I've been working on a 155l vivarium the past couple of weeks, i almost have the background done so in a couple of weeks i can start planting and landscaping and after it establishes i'm considering adding gecko's into it. A few species i've been thinking about are Saltuarius species, Cyrtodactylus tuberculatus (ring tailed gecko), Pseudothecadactylus lindneri (Giant cave gecko) or Carphodactylus laevis (Chameleon Gecko). I know the others are around but is the Chameleon Gecko in captivity? Out of those species what would be best suited to a large tropical vivarium, UV lighting will be supplied, it will be heated if i decide to add any reptiles and will have good air circulation provided by a fan.
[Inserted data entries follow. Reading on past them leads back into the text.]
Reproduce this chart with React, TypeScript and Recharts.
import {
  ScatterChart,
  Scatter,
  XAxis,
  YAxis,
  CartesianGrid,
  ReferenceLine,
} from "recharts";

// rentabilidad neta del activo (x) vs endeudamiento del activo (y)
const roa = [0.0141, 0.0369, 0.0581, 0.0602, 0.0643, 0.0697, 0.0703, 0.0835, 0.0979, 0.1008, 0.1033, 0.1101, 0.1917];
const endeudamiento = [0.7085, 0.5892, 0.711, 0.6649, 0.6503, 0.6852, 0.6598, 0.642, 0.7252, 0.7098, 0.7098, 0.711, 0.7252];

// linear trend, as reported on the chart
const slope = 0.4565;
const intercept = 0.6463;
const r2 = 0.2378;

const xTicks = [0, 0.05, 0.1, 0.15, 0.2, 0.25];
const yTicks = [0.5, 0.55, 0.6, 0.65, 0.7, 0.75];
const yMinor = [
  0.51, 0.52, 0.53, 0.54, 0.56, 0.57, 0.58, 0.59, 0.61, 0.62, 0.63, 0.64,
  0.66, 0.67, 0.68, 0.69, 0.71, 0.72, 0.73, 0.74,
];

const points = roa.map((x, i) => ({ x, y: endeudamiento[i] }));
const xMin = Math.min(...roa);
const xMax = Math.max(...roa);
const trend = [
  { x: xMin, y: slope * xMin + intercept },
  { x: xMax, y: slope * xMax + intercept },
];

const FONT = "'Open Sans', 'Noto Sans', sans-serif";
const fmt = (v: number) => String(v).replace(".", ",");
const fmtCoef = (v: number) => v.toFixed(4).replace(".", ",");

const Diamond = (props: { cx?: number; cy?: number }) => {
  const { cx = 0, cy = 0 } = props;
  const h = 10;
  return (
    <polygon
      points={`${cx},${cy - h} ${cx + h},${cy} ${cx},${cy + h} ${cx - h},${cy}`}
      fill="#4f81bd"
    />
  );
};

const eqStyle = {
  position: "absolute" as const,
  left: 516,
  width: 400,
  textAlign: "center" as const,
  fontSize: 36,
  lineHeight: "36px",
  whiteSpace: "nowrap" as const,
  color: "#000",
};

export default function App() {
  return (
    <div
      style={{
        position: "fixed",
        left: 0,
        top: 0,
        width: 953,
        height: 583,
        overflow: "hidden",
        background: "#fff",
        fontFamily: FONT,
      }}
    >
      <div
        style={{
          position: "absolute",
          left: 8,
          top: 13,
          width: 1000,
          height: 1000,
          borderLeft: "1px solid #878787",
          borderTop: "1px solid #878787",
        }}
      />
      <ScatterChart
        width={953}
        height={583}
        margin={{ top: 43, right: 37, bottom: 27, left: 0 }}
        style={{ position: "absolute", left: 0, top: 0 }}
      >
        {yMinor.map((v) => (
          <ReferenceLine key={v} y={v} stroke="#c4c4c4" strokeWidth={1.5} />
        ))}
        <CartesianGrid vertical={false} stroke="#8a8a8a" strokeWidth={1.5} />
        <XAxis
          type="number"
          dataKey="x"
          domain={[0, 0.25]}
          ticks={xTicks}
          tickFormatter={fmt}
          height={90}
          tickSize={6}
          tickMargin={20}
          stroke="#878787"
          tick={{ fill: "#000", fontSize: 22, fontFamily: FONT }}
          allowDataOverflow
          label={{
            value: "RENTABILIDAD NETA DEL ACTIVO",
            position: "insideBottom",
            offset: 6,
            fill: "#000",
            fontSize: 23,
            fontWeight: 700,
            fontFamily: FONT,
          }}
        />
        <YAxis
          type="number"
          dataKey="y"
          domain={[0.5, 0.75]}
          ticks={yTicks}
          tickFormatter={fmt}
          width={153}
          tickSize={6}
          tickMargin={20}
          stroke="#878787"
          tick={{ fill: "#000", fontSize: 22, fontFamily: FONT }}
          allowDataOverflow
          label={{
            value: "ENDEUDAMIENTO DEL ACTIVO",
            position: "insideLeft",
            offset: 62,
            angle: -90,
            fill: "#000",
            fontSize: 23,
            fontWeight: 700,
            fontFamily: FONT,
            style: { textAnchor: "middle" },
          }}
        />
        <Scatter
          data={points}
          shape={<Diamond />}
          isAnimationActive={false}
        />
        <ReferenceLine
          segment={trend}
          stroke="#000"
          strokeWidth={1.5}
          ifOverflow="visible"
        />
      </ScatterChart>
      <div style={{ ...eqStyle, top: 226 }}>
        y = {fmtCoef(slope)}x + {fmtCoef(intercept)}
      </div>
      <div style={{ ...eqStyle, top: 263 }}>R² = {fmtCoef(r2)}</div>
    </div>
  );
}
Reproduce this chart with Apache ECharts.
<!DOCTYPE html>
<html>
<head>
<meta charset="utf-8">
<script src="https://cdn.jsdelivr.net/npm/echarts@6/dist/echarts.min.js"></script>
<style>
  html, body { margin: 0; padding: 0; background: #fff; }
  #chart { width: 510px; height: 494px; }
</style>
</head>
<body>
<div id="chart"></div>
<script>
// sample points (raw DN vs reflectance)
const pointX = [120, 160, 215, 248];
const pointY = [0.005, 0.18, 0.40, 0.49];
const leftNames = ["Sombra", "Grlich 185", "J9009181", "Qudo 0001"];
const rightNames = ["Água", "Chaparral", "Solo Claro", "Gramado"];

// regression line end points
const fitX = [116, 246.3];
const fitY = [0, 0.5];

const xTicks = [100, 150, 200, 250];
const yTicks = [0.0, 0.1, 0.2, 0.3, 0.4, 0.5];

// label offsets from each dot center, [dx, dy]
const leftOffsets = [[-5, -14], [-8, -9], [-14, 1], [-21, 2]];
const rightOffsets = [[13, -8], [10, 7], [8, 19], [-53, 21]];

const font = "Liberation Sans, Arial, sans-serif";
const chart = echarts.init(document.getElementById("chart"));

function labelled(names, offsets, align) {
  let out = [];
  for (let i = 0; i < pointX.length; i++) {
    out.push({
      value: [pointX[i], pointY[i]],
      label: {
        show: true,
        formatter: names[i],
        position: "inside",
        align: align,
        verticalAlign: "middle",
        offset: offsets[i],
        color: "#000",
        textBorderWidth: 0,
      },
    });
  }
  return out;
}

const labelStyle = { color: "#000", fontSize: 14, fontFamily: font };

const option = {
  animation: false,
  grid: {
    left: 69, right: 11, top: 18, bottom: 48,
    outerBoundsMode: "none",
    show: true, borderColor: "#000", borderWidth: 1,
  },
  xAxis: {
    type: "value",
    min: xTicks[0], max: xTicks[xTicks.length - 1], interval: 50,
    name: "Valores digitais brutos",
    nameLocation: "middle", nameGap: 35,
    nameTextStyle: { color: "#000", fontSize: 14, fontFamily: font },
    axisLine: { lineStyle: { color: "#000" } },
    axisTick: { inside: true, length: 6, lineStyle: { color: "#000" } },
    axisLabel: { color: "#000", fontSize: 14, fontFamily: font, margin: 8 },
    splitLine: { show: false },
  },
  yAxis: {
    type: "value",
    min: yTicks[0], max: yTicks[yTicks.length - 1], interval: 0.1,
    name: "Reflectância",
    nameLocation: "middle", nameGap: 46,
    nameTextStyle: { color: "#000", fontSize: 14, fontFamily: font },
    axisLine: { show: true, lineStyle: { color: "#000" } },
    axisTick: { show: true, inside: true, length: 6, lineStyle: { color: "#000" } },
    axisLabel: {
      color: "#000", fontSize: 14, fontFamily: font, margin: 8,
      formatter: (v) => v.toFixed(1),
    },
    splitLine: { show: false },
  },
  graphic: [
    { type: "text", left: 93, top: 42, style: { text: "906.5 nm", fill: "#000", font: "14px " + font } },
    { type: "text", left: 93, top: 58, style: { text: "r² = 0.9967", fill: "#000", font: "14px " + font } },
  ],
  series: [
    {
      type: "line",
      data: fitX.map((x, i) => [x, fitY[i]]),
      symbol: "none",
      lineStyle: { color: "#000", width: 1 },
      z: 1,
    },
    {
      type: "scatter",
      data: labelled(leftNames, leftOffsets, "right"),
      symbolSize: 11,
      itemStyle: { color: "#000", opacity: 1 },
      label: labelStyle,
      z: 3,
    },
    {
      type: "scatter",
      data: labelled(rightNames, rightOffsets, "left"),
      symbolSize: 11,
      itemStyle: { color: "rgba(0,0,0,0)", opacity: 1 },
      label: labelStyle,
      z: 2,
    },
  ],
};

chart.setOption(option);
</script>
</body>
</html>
If none of those species would be suitable any other large arboreal gecko's that would go well in this kind of setup you could suggest?


----------



## snakeluvver (Nov 4, 2010)

Northern Leaf Tailed Gecko?


----------



## James..94 (Nov 6, 2010)

Yes the chameleon gecko is around just very hard to get hold of.


----------



## JasonL (Nov 6, 2010)

Not that hard if you have the Ca$h.


----------



## hornet (Nov 6, 2010)

i've already found 2 breeders for chameleon gex but yes, very pricey


----------



## Jk888 (Nov 7, 2010)

i personally would not get giant cave geckos as they tend to be quite aggressive go the ring tails =D


----------



## hornet (Nov 9, 2010)

its a decent size enclosure so i'm not too worried bout aggression but i am leaning towards ring taileds as they get larger and are cheap and attractive


----------



## Rocket (Nov 9, 2010)

Hornet,
Based on experience with Ring-tails, they are large and very active geckos. Set-up in a nice rainforest dis play enclosure, I'm sure you will love them for they are active during the day as well as at night (well, mine were).


----------



## hornet (Nov 11, 2010)

sweet, sounds like what i want  will upload pics of the enclosure im setting up tonight


----------



## snakeluvver (Nov 12, 2010)

Leaf tailed geckos would suit it well!!!!! Not sure how much they cost though


----------